One method that takes volume effects into account is Variational Inference (VI). In VI, the posterior \mathcal{P}(\xi|d) is approximated by a simpler, parametrized distribution, often a Gaussian \mathcal{Q}(\xi)=\mathcal{G}(\xi-m,D). The parameters of \mathcal{Q}, the mean m and its covariance D are obtained by minimization of an appropriate information distance measure between \mathcal{Q} and \mathcal{P}. As a compromise between being optimal and being computationally affordable, the variational Kullback-Leibler (KL) divergence is used:

\mathrm{KL}(m,D|d)= \mathcal{D}_\mathrm{KL}(\mathcal{Q}||\mathcal{P})=
\int \mathcal{D}\xi \,\mathcal{Q}(\xi) \log \left( \frac{\mathcal{Q}(\xi)}{\mathcal{P}(\xi)} \right)

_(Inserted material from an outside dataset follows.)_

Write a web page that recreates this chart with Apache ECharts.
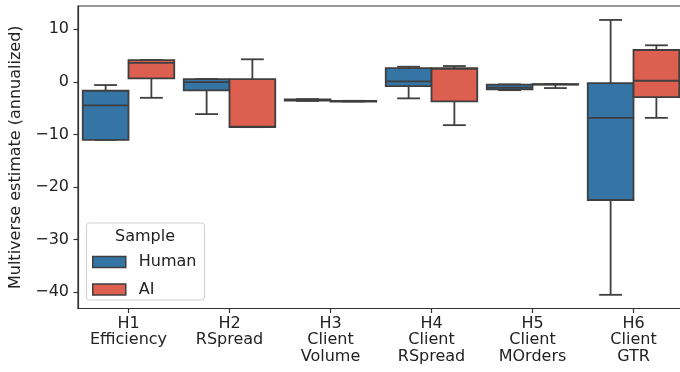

Minimizing this with respect to all entries of the covariance D is unfeasible for fields. Therefore, Metric Gaussian Variational Inference (MGVI) approximates the posterior precision matrix D^{-1} at the location of the current mean m by the Bayesian Fisher information metric,

M \approx \left\langle \frac{\partial \mathcal{H}(d,\xi)}{\partial \xi} \, \frac{\partial \mathcal{H}(d,\xi)}{\partial \xi}^\dagger \right\rangle_{(d,\xi)}.

In practice the average is performed over \mathcal{P}(d,\xi)\approx \mathcal{P}(d|\xi)\,\delta(\xi-m) by evaluating the expression at the current mean m. This results in a Fisher information metric of the likelihood evaluated at the mean plus the prior information metric. Therefore we will only have to infer the mean of the approximate distribution. The only term within the KL-divergence that explicitly depends on it is the Hamiltonian of the true problem averaged over the approximation:

\mathrm{KL}(m|d) \;\widehat{=}\;
\left\langle  \mathcal{H}(\xi,d)    \right\rangle_{\mathcal{Q}(\xi)},

where \widehat{=} expresses equality up to irrelvant (here not m-dependent) terms.

Thus, only the gradient of the KL is needed with respect to this, which can be expressed as

\frac{\partial \mathrm{KL}(m|d)}{\partial m} = \left\langle \frac{\partial \mathcal{H}(d,\xi)}{\partial \xi}  \right\rangle_{\mathcal{G}(\xi-m,D)}.

We stochastically estimate the KL-divergence and gradients with a set of samples drawn from the approximate posterior distribution. The particular structure of the covariance allows us to draw independent samples solving a certain system of equations. This KL-divergence for MGVI is implemented in the class MetricGaussianKL within NIFTy6.

The demo getting_started_3.py for example not only infers a field this way, but also the power spectrum of the process that has generated the field. The cross-correlation of field and power spectrum is taken care of in this process. Posterior samples can be obtained to study this cross-correlation.

It should be noted that MGVI, as any VI method, can typically only provide a lower bound on the variance.